FINANCIAL MATTERS: Budget 2011: How real?

FINANCIAL MATTERS: Budget 2011: How real?

The details are yet
to be filled in, but Presidency documents on the outlines of the
federal government’s budget for next year suggest that the output
growth number is the most realistic of the estimates on which the
budget is based. At 7%, the assumption for GDP growth is
uncontroversial. The economy has grown at this pace for like three
years now, it’s almost become the trend growth rate. Moreover, against
the general performance of most other economies, it is an impressive
rate. The only problem is that output growth in the country no longer
has a relationship with any other sector of the economy. Imagine that
only six years has passed since the government designed its flagship
poverty reduction strategy – the National Economic Empowerment and
Development Strategy (NEEDS) – where it described an annual growth rate
of 7% – 8% as a “poverty reducing growth rate”.

Anecdotal evidence
suggests that in the last four years, the incidence of poverty has
worsened, despite our having held growth at close to the NEEDS target
for like three years. Why is this so? Because the annual investment
rate in the country (a little over 16%) is still way below the minimum
“of about 30 percent of GDP”, required to bring about the needed
change? Or because of the continued absence of linkages between GDP
growth and fiscal revenues? Whatever the answer to this question, the
latter possibility in particular forces us to confront existing worries
about what exactly official bean counters count when they do their
output numbers.

Unfortunately, the
lack of faith over domestic official statistics does not end there. The
fundamentals of the proposed appropriations for 2011 repeat a number of
them. Take the main source of official revenue for instance. The new
appropriations assume an oil output target of 2.3mbd, and an oil price
benchmark of US$65 per barrel. Within the current dynamics of the oil
industry, this is understandable: oil prices on the international
markets are pushing hard against the US$100 per barrel mark; and
domestic oil production (excluding condensates) is currently above the
2.2mbd mark.

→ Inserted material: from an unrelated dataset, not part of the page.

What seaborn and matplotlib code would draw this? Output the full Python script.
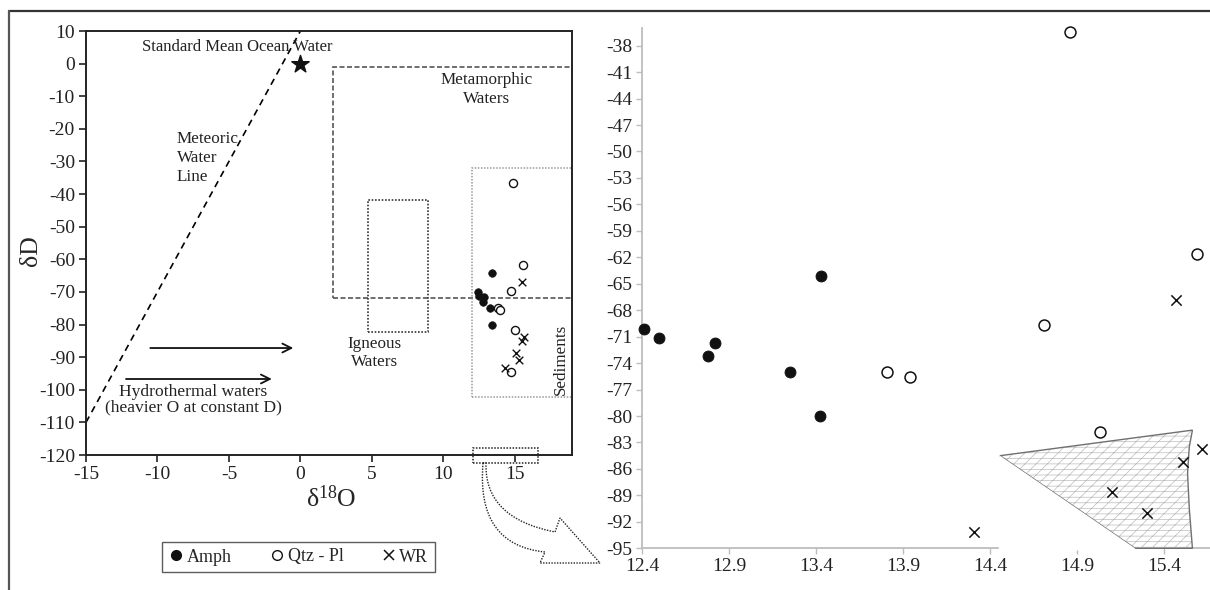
import matplotlib
matplotlib.use("Agg")
import matplotlib.pyplot as plt
import seaborn as sns
import numpy as np
import pandas as pd
from matplotlib.patches import Rectangle, Polygon, PathPatch
from matplotlib.path import Path
from matplotlib.lines import Line2D

# ---------------- data ----------------
amph_d18o = [12.41, 12.50, 12.82, 12.78, 13.25, 13.42, 13.43]
amph_dD = [-70.1, -71.1, -71.7, -73.2, -75.0, -80.0, -64.1]
qtz_d18o = [13.81, 13.94, 14.71, 15.03, 14.86, 15.59, 14.75]
qtz_dD = [-75.0, -75.6, -69.7, -81.8, -36.5, -61.6, -94.5]
wr_d18o = [14.31, 15.47, 15.62, 15.51, 15.10, 15.30]
wr_dD = [-93.2, -66.9, -83.7, -85.2, -88.6, -91.0]
smow_d18o = [0.0]
smow_dD = [0.0]

series_labels = ["Amph", "Qtz - Pl", "WR"]
left_xticks = [-15, -10, -5, 0, 5, 10, 15]
left_yticks = list(range(-120, 11, 10))
right_xticks = [12.4, 12.9, 13.4, 13.9, 14.4, 14.9, 15.4]
right_yticks = list(range(-95, -37, 3))

# meteoric water line: dD = 8*d18O + 10
mwl_d18o = [-15, 0]
mwl_dD = [8 * v + 10 for v in mwl_d18o]

# ---------------- style ----------------
sns.set_theme(style="white")
plt.rcParams["font.family"] = ["Liberation Serif", "DejaVu Serif"]
plt.rcParams["mathtext.default"] = "regular"
plt.rcParams["axes.unicode_minus"] = False
plt.rcParams["hatch.linewidth"] = 0.5

W, H = 1210, 590
fig = plt.figure(figsize=(W / 100, H / 100), dpi=100)
fig.patch.set_facecolor("white")

def fx(px):
    return px / W

def fy(py):
    return 1 - py / H

# ---------------- left panel ----------------
ax1 = fig.add_axes([fx(86), fy(455), fx(572 - 86), (455 - 31) / H])
ax1.set_xlim(-15, 19)
ax1.set_ylim(-120, 10)
for sp in ax1.spines.values():
    sp.set_color("#222222")
    sp.set_linewidth(1.4)
ax1.set_xticks(left_xticks)
ax1.set_yticks(left_yticks)
ax1.tick_params(direction="out", length=5, width=1.2, colors="#222222",
                labelsize=14, left=True, bottom=True, pad=3)
ax1.set_xlabel(r"δ$^{18}$O", fontsize=18.5)
ax1.set_ylabel("δD", fontsize=18.5)
ax1.xaxis.set_label_coords(0.505, -0.072)
ax1.yaxis.set_label_coords(-0.091, 0.483)

# meteoric water line
sns.lineplot(x=mwl_d18o, y=mwl_dD, ax=ax1, color="black", lw=1.2,
             linestyle=(0, (4, 3)), legend=False)

# boxes
ax1.add_patch(Rectangle((2.3, -72), 19 - 2.3, 71, fill=False, ec="#555555",
                        lw=1.2, ls=(0, (3, 1.5)), zorder=2))
ax1.add_patch(Rectangle((4.7, -82.3), 8.9 - 4.7, 82.3 - 41.7, fill=False,
                        ec="#333333", lw=1.2, ls=(0, (1, 1)), zorder=2))
ax1.add_patch(Rectangle((12.0, -102.3), 7.0, 102.3 - 32, fill=False,
                        ec="#9a9a9a", lw=1.1, ls=(0, (1, 1)), zorder=2))
ax1.add_patch(Rectangle((12.1, -122.5), 4.5, 4.7, fill=False, ec="#222222",
                        lw=1.1, ls=(0, (1, 1)), clip_on=False, zorder=2))

# arrows
for y0, xs, xe in [(-87.2, -10.5, -0.5), (-96.7, -12.2, -2.0)]:
    ax1.annotate("", xy=(xe, y0), xytext=(xs, y0),
                 arrowprops=dict(arrowstyle="->", lw=1.3, color="#111111",
                                 mutation_scale=16, shrinkA=0, shrinkB=0))

# text
tk = dict(fontsize=12.3, color="#222222")
ax1.text(-4.4, 5, "Standard Mean Ocean Water", ha="center", va="center",
         fontsize=12, color="#222222")
ax1.text(-8.65, -28.8, "Meteoric\nWater\nLine", ha="left", va="center",
         linespacing=1.25, **tk)
ax1.text(13.0, -7.9, "Metamorphic\nWaters", ha="center", va="center",
         linespacing=1.2, **tk)
ax1.text(5.2, -88.7, "Igneous\nWaters", ha="center", va="center",
         linespacing=1.2, **tk)
ax1.text(-7.5, -103.1, "Hydrothermal waters\n(heavier O at constant D)",
         ha="center", va="center", linespacing=0.95, fontsize=12.6,
         color="#222222")
ax1.text(18.2, -90.8, "Sediments", rotation=90, ha="center", va="center", **tk)

# points
sns.scatterplot(x=smow_d18o, y=smow_dD, ax=ax1, marker="*", s=170,
                color="#111111", edgecolor="#111111", zorder=5, legend=False)
sns.scatterplot(x=amph_d18o, y=amph_dD, ax=ax1, marker="o", s=30,
                color="#111111", edgecolor="#111111", zorder=5, legend=False)
sns.scatterplot(x=qtz_d18o, y=qtz_dD, ax=ax1, marker="o", s=34,
                color="white", edgecolor="#111111", linewidth=1.0, zorder=5,
                legend=False)
sns.scatterplot(x=wr_d18o, y=wr_dD, ax=ax1, marker="x", s=30,
                color="#111111", linewidth=1.0, zorder=5, legend=False)

# ---------------- right panel ----------------
ax2 = fig.add_axes([fx(642), fy(548.3), fx(1210 - 642), (548.3 - 28) / H])
ax2.set_xlim(12.4, 15.664)
ax2.set_ylim(-95, -36)
ax2.spines["top"].set_visible(False)
ax2.spines["right"].set_visible(False)
for k in ("left", "bottom"):
    ax2.spines[k].set_color("#bdbdbd")
    ax2.spines[k].set_linewidth(1.3)
ax2.set_xticks(right_xticks)
ax2.set_xticklabels([f"{v:.1f}" for v in right_xticks])
ax2.set_yticks(right_yticks)
ax2.tick_params(direction="out", length=4, width=1, color="#bdbdbd",
                labelcolor="#222222", labelsize=14, left=True, bottom=True,
                pad=3)

# hatched region
poly_x = [14.457, 15.563, 15.545, 15.535, 15.545, 15.563, 15.233]
poly_y = [-84.5, -81.6, -83.5, -86.5, -90.5, -95.0, -95.0]
pts = list(zip(poly_x, poly_y))
ax2.add_patch(Polygon(pts, closed=True, facecolor="white", edgecolor="#bcbcbc",
                      lw=0, hatch="///---", zorder=1))
ax2.add_patch(Polygon(pts, closed=True, fill=False, edgecolor="#707070",
                      lw=1.0, zorder=3, clip_on=False))
# white cover under the diagonal edge
ax2.add_patch(Polygon([(14.457, -84.5), (15.233, -95.0), (15.233, -95.25),
                       (14.82, -95.25), (14.82, -95.9), (14.68, -95.9),
                       (14.68, -95.25), (14.45, -95.25)], closed=True,
                      facecolor="white", edgecolor="none", zorder=4.5,
                      clip_on=False))

sns.scatterplot(x=amph_d18o, y=amph_dD, ax=ax2, marker="o", s=62,
                color="#111111", edgecolor="#111111", zorder=4, legend=False,
                clip_on=False)
sns.scatterplot(x=qtz_d18o, y=qtz_dD, ax=ax2, marker="o", s=62,
                color="white", edgecolor="#111111", linewidth=1.1, zorder=2.5,
                legend=False, clip_on=False)
sns.scatterplot(x=wr_d18o, y=wr_dD, ax=ax2, marker="x", s=55,
                color="#111111", linewidth=1.1, zorder=4, legend=False,
                clip_on=False)

# ---------------- big dotted arrow (figure decoration, pixel trace) ----------------
arrow_px = [(483, 463), (476, 545), (545, 552), (540, 563), (600, 563),
            (560, 518), (555, 532), (484, 518), (486, 463), (483, 463)]
arrow_codes = [Path.MOVETO, Path.CURVE3, Path.CURVE3, Path.LINETO, Path.LINETO,
               Path.LINETO, Path.LINETO, Path.CURVE3, Path.CURVE3, Path.CLOSEPOLY]
arrow_path = Path([(fx(x), fy(y)) for x, y in arrow_px], arrow_codes)
fig.add_artist(PathPatch(arrow_path, transform=fig.transFigure,
                         facecolor="white", edgecolor="#222222", lw=1.0,
                         linestyle=(0, (1, 1))))

# ---------------- legend ----------------
handles = [
    Line2D([], [], marker="o", ls="none", ms=7, mfc="#111111", mec="#111111"),
    Line2D([], [], marker="o", ls="none", ms=7, mfc="white", mec="#111111", mew=1),
    Line2D([], [], marker="x", ls="none", ms=7, mec="#111111", mew=1.1),
]
leg = fig.legend(handles, series_labels, ncol=3, loc="center",
                 bbox_to_anchor=(fx(298.5), fy(557)), frameon=True,
                 fancybox=False, edgecolor="#333333", fontsize=13,
                 handlelength=0.8, handletextpad=0.2, columnspacing=2.1,
                 borderpad=0.35)
leg.get_frame().set_linewidth(1.0)

# ---------------- outer frame ----------------
fig.add_artist(Line2D([fx(9), 1], [fy(11), fy(11)], transform=fig.transFigure,
                      color="#333333", lw=1.6))
fig.add_artist(Line2D([fx(9), fx(9)], [0, fy(11)], transform=fig.transFigure,
                      color="#555555", lw=1.6))

fig.savefig("out.png", dpi=100, facecolor="white")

However, if we have learnt anything at all from our almost
forty years of dependence on oil sales as the major component of the
revenue side of our fiscal operations, it is that the market is too
volatile to usefully anchor anything but near-term projections on.

Until recently for
instance, a supply shock was the most likely explanation for movements
in international oil prices. And because OPEC controlled a major part
of global reserves and production capacity, the cartel’s price fixing
did matter. All that has changed however. Suddenly, there’s China.
Today, oil prices are driven more by demand from emerging economies
than by the old supply considerations. Increased demand has meant
higher prices, the new price levels have attracted marginal oil fields;
and OPEC’s ability to affect prices by tinkering with production has
diminished considerably. Then there is the weather. How much of changed
weather conditions is the result of global warming? What are the
implications of a warmer climate on the demand for heating, and hence
for oil? All told, the oil price model has too many exogenous variables
to be useful for serious planning.

Responding to this
reality, in 2004, the Obasanjo administration set about trying to
constrain spending by moving revenue from crude oil sales onto the
budget in accordance with a reference price. Tied to a cap on the
non-oil deficit, that administration’s fiscal policy was able to rack
up savings in what was christened the excess crude account. When three
years later, the Umaru Yar’Adua administration enshrined the oil
price-based fiscal rule into the Fiscal Responsibility Act, there was a
sense of government trying to immure itself against the volatility of
oil prices.

So much has changed
since then, though. Government has cleaned out the excess crude
account. The budget deficit as a share of domestic output is running
riot. The rise in domestic spending that has fuelled the deficit is not
creating a sustainable basis for public expenditure (too much of the
spending is on salaries and overheads).

Add in possible adverse shocks to the economy’s outlook from the
general elections scheduled for next year, and it made sense to have
wished for a budget based on more conservative assumptions, especially
one that sought to consolidate government’s fiscal position.